Optimism Pervades for Mill Valley (Calif.) GC’s Next 100 Years

By | June 13th, 2018

The nine-hole municipal course will mark its centennial in 2019 and while its annual deficits now approach a quarter-million dollars, a coalition of city crews, volunteers and a golf course designer who is largely working on a pro bono basis have been planning upgrades to lower maintenance costs and improve play in a way that will draw new business to a property that is surrounded by towering redwoods.

With a 100-year anniversary around the corner, the Mill Valley (Calif.) Golf Course is getting spruced up for the occasion, the Marin Independent Journal reported.

City crews and volunteers have been working on upgrades to lower maintenance costs and improve play at the nine-hole municipal course, which opened in 1919, the Journal reported, and the big-picture goal is to draw new players.

“We’re all hoping that the community realizes what a gem this is,” said Tony Boyd, the city parks supervisor. “It’s really quite a privilege to have this beautiful golf course in the community and we want to make sure that people know its here.”

The course’s history began when 75 men purchased the 42-acre site in Warner Canyon, according to Mill Valley Public Library documents, the Journal reported, and the course was pronounced fit for play on Nov. 1, 1919, according to “Mill Valley: the Early Years” by Marin historian Barry Spitz.

However, the golf club failed to reach half of the projected goal of 300 members, and after the Great Depression, the remaining members agreed to offer the land to the city for $25,000, Spitz reported.

After three elections, a bond measure to acquire the land received a necessary two-thirds vote. The city of Mill Valley has owned and managed the course since Jan. 20, 1939, according to Spitz.

Like many golf courses, the one in Mill Valley has seen some financial hardships and periods of neglect, the Journal reported, and recently, figures have dipped deeper into the red.

In fiscal year 2011-12, for example, the city had a $59,000 deficit, and that went up to about $239,000 last year.

“There was a time when golf courses made money,” Jim Revoir, a Board member of Mill Valley Friends of Parks and Recreation, a nonprofit group that supports city recreation projects, told the Journal. “That’s one of the driving forces behind getting this course into good shape.”

This year, the nonprofit group has donated about $15,000 to work on the course, the Journal reported. Josh Pettit, President and principal designer at Pacific Golf Design, has been working largely pro bono on many improvement projects, including a new mowing plan that requires less maintenance and enhances play. The city also has budgeted about $137,000 for maintenance this year.

More recently, the Journal reported, the volunteers have been working with Boyd to upgrade the ninth tee. Pettit is removing the synthetic mat to replace it with natural, drought-tolerant grass.

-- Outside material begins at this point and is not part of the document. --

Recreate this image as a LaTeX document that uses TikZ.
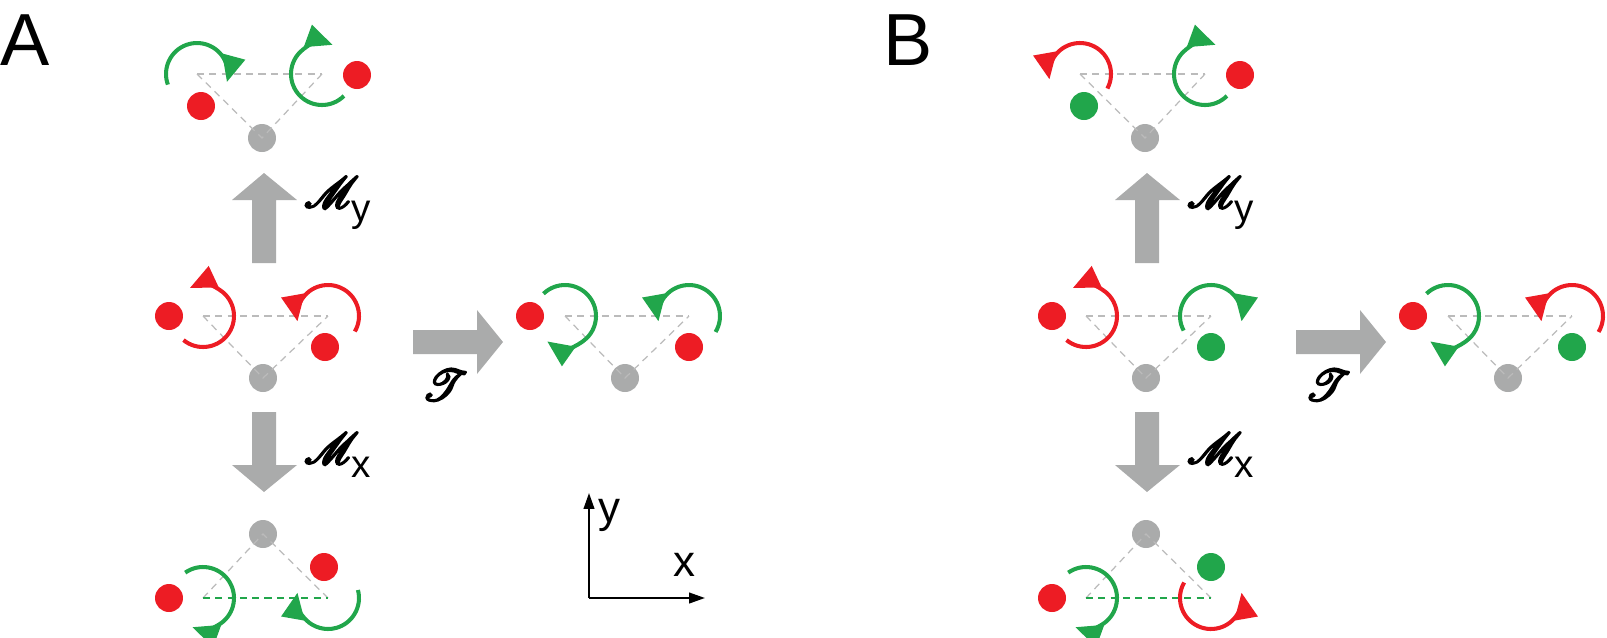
\documentclass[tikz,border=0pt]{standalone}
\usepackage{fontspec}
\usepackage{mathrsfs}
\setmainfont{Liberation Sans}
\usetikzlibrary{arrows.meta}
\definecolor{rd}{HTML}{ED1C24}
\definecolor{gn}{HTML}{21A64B}
\definecolor{gy}{HTML}{AAABAB}
\definecolor{dg}{HTML}{BBBBBB}
\tikzset{
 dotn/.style={circle,inner sep=0pt,minimum size=0.56cm},
 tri/.style={dg,line width=0.7pt,dash pattern=on 4pt off 3pt},
 spin/.style={line width=2.3pt,-{Triangle[length=15pt,width=13pt]}},
 bigarr/.style={fill=gy,draw=none},
 lab/.style={font=\fontsize{44}{44}\selectfont,inner sep=0pt},
}
\newcommand{\boldon}{\special{pdf:literal direct 2 Tr 1.2 w}}
\newcommand{\boldoff}{\special{pdf:literal direct 0 Tr 0 w}}
\newcommand{\site}[5]{\draw[spin,#3] ([shift={(#4:0.62cm)}]#1,-#2) arc[start angle=#4,end angle=#5,radius=0.62cm];}
\newcommand{\triad}[8]{% name, Lx,Ly,Rx,Ry,Bx,By, basestyle
 \coordinate (#1L) at (#2,-#3); \coordinate (#1R) at (#4,-#5);
 \node[dotn,fill=gy] (#1B) at (#6,-#7) {};
 \draw[tri] (#1L) -- (#1B.center) -- (#1R);
 \draw[tri,#8] (#1L) -- (#1R);}
\newcommand{\Mlab}[1]{\boldon$\mathscr{M}$\boldoff\kern-4pt\raisebox{-8pt}{\fontsize{22}{22}\selectfont #1}}
\begin{document}
\begin{tikzpicture}[x=0.02cm,y=0.02cm]
\useasboundingbox (0,0) rectangle (1607,-637);
\foreach \dx/\nm in {0/a,883/b}{
 \begin{scope}[xshift=\dx*0.02cm]
 \fill[bigarr] (252,-263) -- (252,-200) -- (232,-200) -- (264,-173) -- (297,-200) -- (276,-200) -- (276,-263) -- cycle;
 \fill[bigarr] (252,-412) -- (252,-465) -- (232,-465) -- (264,-492) -- (297,-465) -- (276,-465) -- (276,-412) -- cycle;
 \fill[bigarr] (413,-330) -- (477,-330) -- (477,-310) -- (503,-342) -- (477,-374) -- (477,-354) -- (413,-354) -- cycle;
 \node[lab,anchor=south west] (\nm my) at (304,-230) {\Mlab{y}};
 \node[lab,anchor=south west] (\nm mx) at (304,-478) {\Mlab{x}};
 \node[lab] (\nm t) at (445,-385) {\boldon$\mathscr{T}$\boldoff};
 \triad{\nm1}{197}{74}{322}{74}{262}{138}{}
 \triad{\nm2}{203}{316}{328}{316}{263}{378}{}
 \triad{\nm3}{203}{598}{328}{598}{263}{534}{gn}
 \triad{\nm4}{565}{316}{689}{316}{625}{378}{}
 \end{scope}}
\node[font=\fontsize{42}{42}\selectfont,inner sep=0pt] (labA) at (25,-40) {A};
\node[font=\fontsize{42}{42}\selectfont,inner sep=0pt] (labB) at (908,-40) {B};
% panel A spins
\site{197}{74}{gn}{200}{-15}
\site{322}{74}{gn}{-45}{-290}
\node[dotn,fill=rd] (a1a) at (201,-106) {}; \node[dotn,fill=rd] (a1b) at (357,-75) {};
\site{203}{316}{rd}{231}{475}
\site{328}{316}{rd}{-30}{190}
\node[dotn,fill=rd] (a2a) at (169,-316) {}; \node[dotn,fill=rd] (a2b) at (325,-347) {};
\site{203}{598}{gn}{125}{-110}
\site{328}{598}{gn}{15}{-190}
\node[dotn,fill=rd] (a3a) at (169,-598) {}; \node[dotn,fill=rd] (a3b) at (324,-567) {};
\site{565}{316}{gn}{134}{-125}
\site{689}{316}{gn}{-31}{190}
\node[dotn,fill=rd] (a4a) at (530,-316) {}; \node[dotn,fill=rd] (a4b) at (689,-347) {};
% panel B spins
\site{1080}{74}{rd}{-28}{190}
\site{1205}{74}{gn}{-45}{-290}
\node[dotn,fill=gn] (b1a) at (1084,-106) {}; \node[dotn,fill=rd] (b1b) at (1240,-75) {};
\site{1086}{316}{rd}{231}{475}
\site{1211}{316}{gn}{208}{-10}
\node[dotn,fill=rd] (b2a) at (1052,-316) {}; \node[dotn,fill=gn] (b2b) at (1211,-347) {};
\site{1086}{598}{gn}{125}{-110}
\site{1211}{598}{rd}{150}{370}
\node[dotn,fill=rd] (b3a) at (1052,-598) {}; \node[dotn,fill=gn] (b3b) at (1211,-567) {};
\site{1448}{316}{gn}{134}{-125}
\site{1572}{316}{rd}{-31}{190}
\node[dotn,fill=rd] (b4a) at (1413,-316) {}; \node[dotn,fill=gn] (b4b) at (1572,-347) {};
% axes
\coordinate (o) at (589,-598); \coordinate (ty) at (589,-493); \coordinate (tx) at (705,-598);
\draw[line width=1.2pt,-{Triangle[length=9pt,width=6pt]}] (o) -- (ty);
\draw[line width=1.2pt,-{Triangle[length=9pt,width=6pt]}] (o) -- (tx);
\node[font=\fontsize{25}{25}\selectfont,inner sep=0pt] (ly) at (609,-515) {y};
\node[font=\fontsize{25}{25}\selectfont,inner sep=0pt] (lx) at (684,-565) {x};
\end{tikzpicture}
\end{document}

The synthetic turf had been installed near areas where it is difficult to grow grass because of towering redwoods that suck up the available water, the Journal reported. But natural grass is more desirable for golfers because it “adds to the challenge of figuring out where to make contact with the ball,” Pettit said.

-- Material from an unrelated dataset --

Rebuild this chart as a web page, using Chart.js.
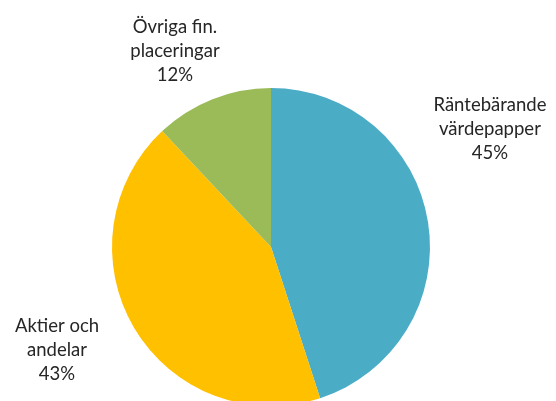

The team has also replaced all sprinkler heads on the course, reshaped bunkers and installed new drainage, among other projects.

The golf course has seen more traffic since some of these improvements have taken shape, the Journal reported, and the volunteers think that’s because play has become more exciting.

“The course is underplayed and under-marketed, but it shouldn’t be. It’s a prized community place,” said Alex Cushner, a golf course Board member who has helped to spearhead the effort. “It’s time for the community to come see how beautiful it is.”

Mill Valley City Manager Jim McCann told the Journal that the city is considering several projects in the golf course area, including an access path for the nearby Highlands neighborhood and possible flood-retention work. He said the city could soon be developing a master plan to guide next steps.

Jenny Rogers, Mill Valley’s Director of Arts and Recreation, told the Journal that she is planning fundraising events and celebrations for the centennial year in 2019. The Friends of Parks and Recreation is also planning a fundraising event this fall.